Sex workers complain of lack of legal options

To be called a ‘prostitute’ is among the worst epithets a woman can receive. It undermines the very essence of a woman’s greatest value, her reproductive abilities and strips her of dignity or what is familiarly known as ‘Agaciro’ (dignity).
Figures show that there are about 15,792 known female sex workers countrywide.  Net photo.
Figures show that there are about 15,792 known female sex workers countrywide. Net photo.

To be called a ‘prostitute’ is among the worst epithets a woman can receive. It undermines the very essence of a woman’s greatest value, her reproductive abilities and strips her of dignity or what is familiarly known as ‘Agaciro’ (dignity).

In Rwanda, Article 221 of the Penal Code stipulates that, “Any person who practices the profession of prostitution shall be liable for a term of imprisonment ranging from six months to three years and a fine ranging from fifty thousand to five hundred thousand Rwanda Francs.”

Figures show that there are about 15,792 known female sex workers countrywide.

In October 2012, parliamentarians decided that regardless of their criminal histories, they needed protection following the deaths of over 18 sex workers last August. Sadly, according to Tacienne Mukyabakazi, a sex worker who plies her trade in Gatsata, things have not changed very much. “Prostitutes are still facing the same dangers,” she says.

‘‘But we are not as naïve as they were last year. We conduct personal security amongst ourselves. All of us girls know who has slept with what man and where. We do not want to lose any more girls, those we lost are enough,” she continues.

“Sometimes, due to the general lack of money, the girls use bushes and the backs of restaurants for business.

‘‘Those are the ones who face the most danger, because there we cannot determine whom they have gone with.

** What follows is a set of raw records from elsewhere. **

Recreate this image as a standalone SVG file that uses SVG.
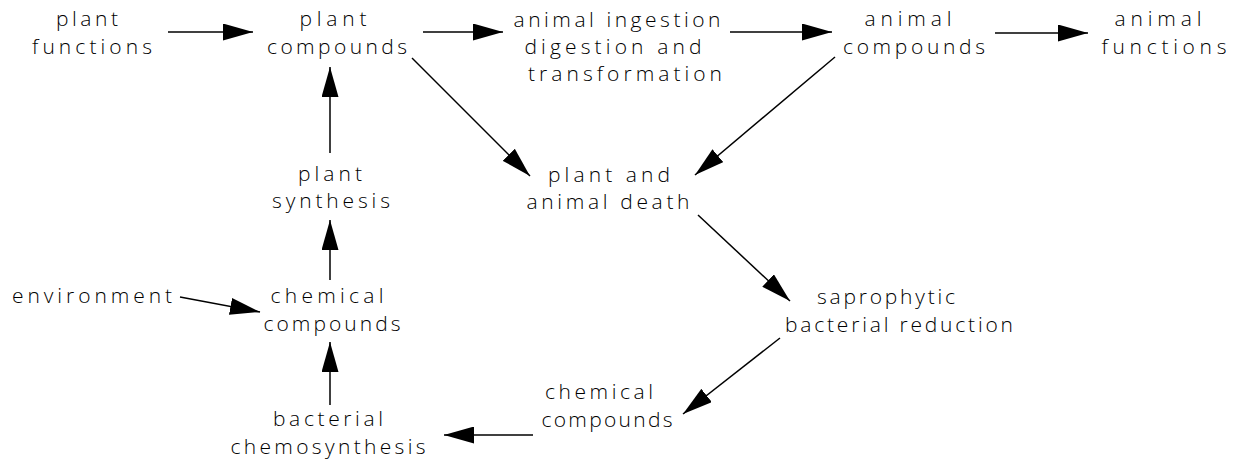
<svg xmlns="http://www.w3.org/2000/svg" width="1243" height="464" viewBox="0 0 1243 464">
<style>
text{font-family:"Open Sans","Liberation Sans",Arial,sans-serif;font-weight:300;font-size:21px;fill:#000;text-anchor:middle}
.c{stroke:#000;stroke-width:1.5;fill:none;marker-end:url(#ah)}
</style>
<defs>
<marker id="ah" viewBox="0 0 30 17" refX="30" refY="8.5" markerWidth="30" markerHeight="17" markerUnits="userSpaceOnUse" orient="auto">
<path d="M0,0 L30,8.5 L0,17 Z" fill="#000"/>
</marker>
</defs>
<rect width="1243" height="464" fill="#fff"/>
<g id="plant-functions"><text x="87" y="26" textLength="62" lengthAdjust="spacing">plant</text><text x="92" y="54" textLength="120" lengthAdjust="spacing">functions</text></g>
<g id="plant-compounds"><text x="333" y="26" textLength="67" lengthAdjust="spacing">plant</text><text x="337" y="54" textLength="140" lengthAdjust="spacing">compounds</text></g>
<g id="animal-ingestion"><text x="617" y="27" textLength="207" lengthAdjust="spacing">animal ingestion</text><text x="613" y="54" textLength="177" lengthAdjust="spacing">digestion and</text><text x="625" y="81" textLength="194" lengthAdjust="spacing">transformation</text></g>
<g id="animal-compounds"><text x="908" y="26" textLength="87" lengthAdjust="spacing">animal</text><text x="914" y="54" textLength="142" lengthAdjust="spacing">compounds</text></g>
<g id="animal-functions"><text x="1158" y="26" textLength="87" lengthAdjust="spacing">animal</text><text x="1164" y="54" textLength="125" lengthAdjust="spacing">functions</text></g>
<g id="plant-synthesis"><text x="330" y="181" textLength="64" lengthAdjust="spacing">plant</text><text x="331" y="208" textLength="118" lengthAdjust="spacing">synthesis</text></g>
<g id="death"><text x="609" y="182" textLength="122" lengthAdjust="spacing">plant and</text><text x="608" y="209" textLength="163" lengthAdjust="spacing">animal death</text></g>
<g id="environment"><text x="92" y="303" textLength="160" lengthAdjust="spacing">environment</text></g>
<g id="chemical-compounds-1"><text x="327" y="303" textLength="113" lengthAdjust="spacing">chemical</text><text x="332" y="331" textLength="137" lengthAdjust="spacing">compounds</text></g>
<g id="saprophytic"><text x="886" y="304" textLength="138" lengthAdjust="spacing">saprophytic</text><text x="899" y="332" textLength="228" lengthAdjust="spacing">bacterial reduction</text></g>
<g id="bacterial-chemosynthesis"><text x="328" y="426" textLength="110" lengthAdjust="spacing">bacterial</text><text x="328" y="454" textLength="195" lengthAdjust="spacing">chemosynthesis</text></g>
<g id="chemical-compounds-2"><text x="599" y="399" textLength="108" lengthAdjust="spacing">chemical</text><text x="607" y="427" textLength="131" lengthAdjust="spacing">compounds</text></g>
<g id="connectors">
<line class="c" x1="168" y1="32" x2="253" y2="32"/>
<line class="c" x1="423" y1="32" x2="503" y2="32"/>
<line class="c" x1="730" y1="32" x2="832" y2="32"/>
<line class="c" x1="995" y1="33" x2="1088" y2="33"/>
<line class="c" x1="412" y1="58" x2="530" y2="176"/>
<line class="c" x1="835" y1="57" x2="695" y2="175"/>
<line class="c" x1="698" y1="215" x2="790" y2="301"/>
<line class="c" x1="780" y1="338" x2="683" y2="414"/>
<line class="c" x1="533" y1="435" x2="444" y2="435"/>
<line class="c" x1="330" y1="405" x2="330" y2="342"/>
<line class="c" x1="330" y1="280" x2="330" y2="220"/>
<line class="c" x1="330" y1="153" x2="330" y2="67"/>
<line class="c" x1="180" y1="297" x2="260" y2="312"/>
</g>
</svg>
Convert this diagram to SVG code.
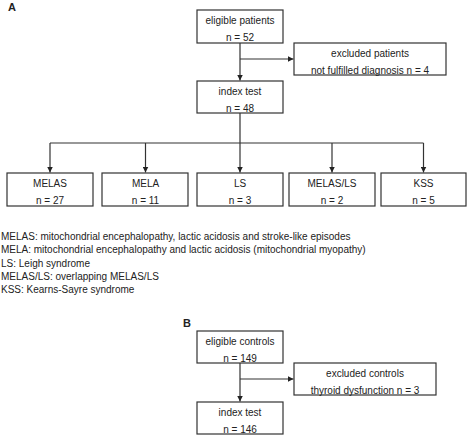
<svg xmlns="http://www.w3.org/2000/svg" width="468" height="435" viewBox="0 0 468 435">
<style>
text{font-family:"Liberation Sans",Arial,sans-serif;font-size:10px;fill:#222}
.c{text-anchor:middle}
.h{font-weight:bold;font-size:11px}
rect{fill:#fff;stroke:#333;stroke-width:1.2}
.ln{fill:none;stroke:#333;stroke-width:1.2}
</style>
<defs>
<marker id="ah" viewBox="0 0 10 10" refX="10" refY="5" markerWidth="6" markerHeight="6" markerUnits="userSpaceOnUse" orient="auto">
<path d="M0,0 L10,5 L0,10 z" fill="#222"/>
</marker>
</defs>
<rect x="0" y="0" width="468" height="435" style="fill:#fff;stroke:none"/>
<text class="h" x="8" y="11">A</text>
<text class="h" x="183" y="327">B</text>
<g id="connectors">
<path class="ln" d="M240,43 V80.5" marker-end="url(#ah)"/>
<path class="ln" d="M240,59 H293.5" marker-end="url(#ah)"/>
<path class="ln" d="M240,113 V143 M50,143 H423.5"/>
<path class="ln" d="M50,143 V172.5" marker-end="url(#ah)"/>
<path class="ln" d="M145.5,143 V172.5" marker-end="url(#ah)"/>
<path class="ln" d="M240,143 V172.5" marker-end="url(#ah)"/>
<path class="ln" d="M332,143 V172.5" marker-end="url(#ah)"/>
<path class="ln" d="M423.5,143 V172.5" marker-end="url(#ah)"/>
<path class="ln" d="M240,363 V401.5" marker-end="url(#ah)"/>
<path class="ln" d="M240,379 H293.5" marker-end="url(#ah)"/>
</g>
<g id="eligible-patients"><rect x="197" y="10" width="86" height="33"/><text class="c" x="240" y="24">eligible patients</text><text class="c" x="240" y="40.5">n = 52</text></g>
<g id="excluded-patients"><rect x="294" y="43" width="152" height="32"/><text class="c" x="370" y="57">excluded patients</text><text class="c" x="370" y="73.5">not fulfilled diagnosis n = 4</text></g>
<g id="index-test-a"><rect x="197" y="81" width="86" height="32"/><text class="c" x="240" y="95">index test</text><text class="c" x="240" y="111.5">n = 48</text></g>
<g id="melas"><rect x="7" y="173" width="86" height="33"/><text class="c" x="50" y="187">MELAS</text><text class="c" x="50" y="203.5">n = 27</text></g>
<g id="mela"><rect x="102" y="173" width="86" height="33"/><text class="c" x="145.5" y="187">MELA</text><text class="c" x="145.5" y="203.5">n = 11</text></g>
<g id="ls"><rect x="197" y="173" width="86" height="33"/><text class="c" x="240" y="187">LS</text><text class="c" x="240" y="203.5">n = 3</text></g>
<g id="melas-ls"><rect x="289" y="173" width="86" height="33"/><text class="c" x="332" y="187">MELAS/LS</text><text class="c" x="332" y="203.5">n = 2</text></g>
<g id="kss"><rect x="381" y="173" width="85" height="33"/><text class="c" x="423.5" y="187">KSS</text><text class="c" x="423.5" y="203.5">n = 5</text></g>
<g id="legend">
<text x="1" y="240">MELAS: mitochondrial encephalopathy, lactic acidosis and stroke-like episodes</text>
<text x="1" y="253.3">MELA: mitochondrial encephalopathy and lactic acidosis (mitochondrial myopathy)</text>
<text x="1" y="266.6">LS: Leigh syndrome</text>
<text x="1" y="280">MELAS/LS: overlapping MELAS/LS</text>
<text x="1" y="293.3">KSS: Kearns-Sayre syndrome</text>
</g>
<g id="eligible-controls"><rect x="197" y="331" width="86" height="32"/><text class="c" x="240" y="345">eligible controls</text><text class="c" x="240" y="361.5">n = 149</text></g>
<g id="excluded-controls"><rect x="294" y="363" width="142" height="32"/><text class="c" x="365" y="377">excluded controls</text><text class="c" x="365" y="393.5">thyroid dysfunction n = 3</text></g>
<g id="index-test-b"><rect x="197" y="402" width="86" height="32"/><text class="c" x="240" y="416">index test</text><text class="c" x="240" y="432.5">n = 146</text></g>
</svg>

Most times those girls end up bloody and bruised as the clients know there is no one within hearing distance in case the girl decides to call for help”, she narrates.

“The greatest danger is our children, Olivia Nyiranziyumvira, another sex worker says. ”For us we can rough it. We always have. The children on the other hand cannot. I remember when I had just given birth to my first child I was evicted by my landlord. He did not care that I was still sore and weak and that my child was just a few days old. To him, I lost all my rights to humanity when I became a prostitute,’’  she remembers. ‘‘Because Tacienne (Mukyabakazi) had not yet rented the house we live in now, I had nowhere to go. I stayed on the street till morning while my newborn almost froze to death. I was very scared as I wandered the streets later in search for warmth for my baby. I will not forget that night.” Nyiranziyumvira recounts.

Most of the sex workers’ children stay in the same houses as their mothers. Shockingly, very often the clients who visit their mothers prey on them too.

But sex workers have been accused of being uncooperative, atleast in some cases. ‘‘We have tried to do what we can for these children but with sex workers it is a tricky business. They do not like other women meddling in their affairs. Some of them will refuse any help and will spurn your help in case you offer it,” Cassilde Mukamakombe, the manager of Asoferwa Community Develoment site in Gatsata said.

However, she says that for those who are willing to be helped, their children are helped in terms of education, food and shelter. “We will never turn away a person in need! Sex workers are people, women as it is. It is simply cruel to turn away a sex worker because of her profession,” Mukamakombe continues.

However, the sex workers confess that there is still a high rate of contracting HIV/AIDS. “I cannot turn down an offer of Rwf 5000 for unprotected sex. I have my son’s education and landlord to think about!” Mukyabakazi confesses.

She says that local NGO’s hold seminars on HIV prevention and how to live positively with the virus. “We are, in collaboration with district officials and MIGEPROF, with funds from USAID, hold workshops for the sex workers. On top of that, the Government has offered to help any sex worker who wants to leave the profession,” she asserts.

“Our main duty is to advocate for their protection. They are citizens of Rwanda and they have a right to live as much as any other human being. We will continue advocating for their rights and when needed we will offer a helping hand,” says Dr Celestin Sebuhoro, leader of the Rwandan Parliamentarians’ Network on Population and Development (RPRPD), a group of MPs dedicated to raising public awareness on issues related to population growth. When asked what steps have been taken to ensure that female sex workers are protected, he said that the group only advocated for them to higher authorities. “We talk to people who are in better positions to help them,” the senator said.

Some sex workers say they are willing to abandon the practice and embrace decent lifestyle.

“I am in charge of nine other girls. We desperately want to leave the trade because no one wants to trade their flesh.” Mukyabakazi narrates with moist eyes. “But how will we when we have no other means of fending for ourselves and those we care about?”